Before joining ONFILM, I spent most of my screen viewing time staring at the big screen as a cinema reviewer. I didn’t have much time left over for broadcast television and my Sky subscription served only to feed my remote addiction to the Premier League and regular disappointment in the Black Caps.
Thanks to some loan DVDs (and Outrageous Fortune on US Netflix), I have been catching up on what I’ve been missing and was stoked to spend the last six weeks in the company of Desert Road’s gritty cop drama Harry, co-written by and starring, Oscar Kightley in his drama debut.
The first thing I want to acknowledge is that, based on Harry, I can report that TVhas got really good while I’ve been away. The production values, look and feel, acting, direction and editing are all first rate. It’s also got a lot more grown-up — the nudity, swearing and violence are of international standard.
In Harry, Kightley plays Detective Sergeant Harry Anglesea, a recently widowered father of teenage Mele (Hunter Kamuhemu). Sleepwalking through a depressive grief, he throws himself into a murder investigation — a bank teller has been shot dead in a robbery gone wrong and the evidence leads Manukau’s finest to a high level “P” manufacturing outfit led by gang boss Chocka Fahey (Errol Shand looking like he’d be right at home in Game of Thrones). Meanwhile, screen legend Sam Neill remains fairly office-bound as Harry’s boss, DSS “Stocks” Stockton.

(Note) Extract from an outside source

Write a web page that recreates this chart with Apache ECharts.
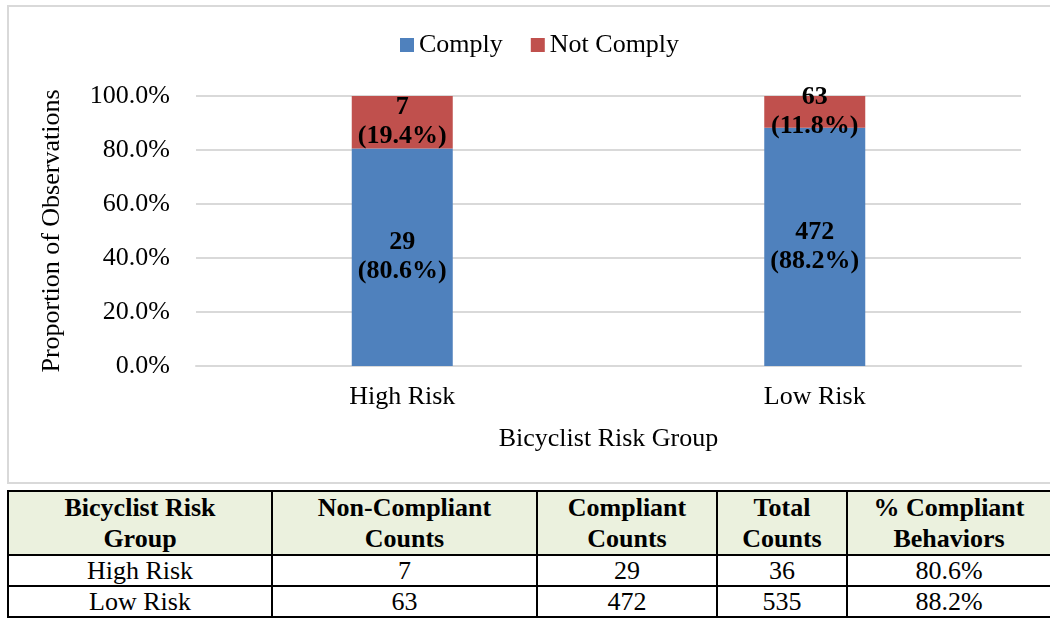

While Harry ticks all the right boxes, it often felt a little like it was doing just that — box ticking. There weren’t too many surprises in the plotting or the characters. In fact, pretty much every secondary character turns out to be exactly what you think they are going to be when they first appear: the senior cop with an eye on the Herald front page, the corrupt lawyer, the well-meaning but ineffective school guidance counsellor, the Remuera rich kids with absentee parents, the Chinese gang boss — the list is endless.
The problem with characters like this as they are never more than echoes of people. As my viewing companion said, why are watching them when they are less interesting than we are? That’s not true of Harry himself, though, even if the depths of his character are buried so far down it took six episodes to fully reveal. Kightley is an always appealing screen presence, even if he has to dial the charm down so low that it all but disappears.
This might be a fact of life for television these days, but I’m not sure why we needed flashbacks to things we’d seen only fifteen minutes before (back to previous episodes, I understand) and Karl Steven’s insistent electronic score was so annoying it undid all the good work done by his excellent heavy duty theme music.
Harry does so much right that, despite my misgivings, I couldn’t take my eyes off the episode six climax and there’s enough going with the central character that I’d like to see where he goes next. I wonder if we’ll get a chance.